Crime & Justice

Orange County Sheriff's deputy loses AR-15 service weapon after leaving it on trunk, driving away

A 30 round magazine, left, and a 10 round magazine, right, rest below an AR-15 rifle, similar to the weapon lost by an Orange County Sheriff's deputy Tuesday.
A 30 round magazine, left, and a 10 round magazine, right, rest below an AR-15 rifle, similar to the weapon lost by an Orange County Sheriff's deputy Tuesday.
Charles Krupa/AP

An unnamed Orange County Sheriff's deputy lost his AR-15 service weapon Tuesday, according to a press release issued Wednesday. The deputy had set his weapon, inside of its case, on his trunk before getting distracted and driving off without remembering to put it inside the vehicle.

"Numerous resources including reserve deputies, bloodhounds and investigative personnel immediately began a search of the area in and around the station as well as retracing the streets he drove on," according to the release.

The deputy was distracted by a phone call, OC Sheriff Sandra Hutchens said during a Wednesday press conference. The deputy had been preparing his equipment before his shift at about 7 p.m. Tuesday, before realizing it was missing at 3:15 a.m. the next morning. The search began immediately.

The deputy said he drove through streets in Aliso Viejo and Laguna Hills,  according to the release, but could not pinpoint where the rifle was possibly lost.

This comes at the same time as the OC Sheriff's Department continues to search for three inmates who escaped the Department's jail in Santa Ana on Friday.

The Department is asking the public to contact authorities if they have info on the missing weapon or if they locate it. They can call the OC Sheriff's Department at (714) 647-7000 or call anonymously at 855-TIP-OCCS.

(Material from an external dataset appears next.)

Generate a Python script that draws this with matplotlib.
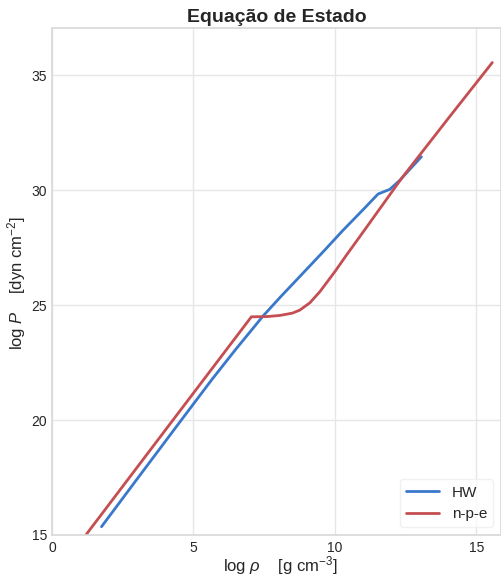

The rifle was in a black nylon rifle bag and had three loaded magazine, according to the release. When contacted by KPCC, the OC Sheriff's Department provided no additional information.

Clarification: An earlier version of this post erroneously identified the weapon as an "assault rifle." Orange County police have identified it as a semi-automatic AR-15 carbine with military-style appearance, classified as an assault weapon.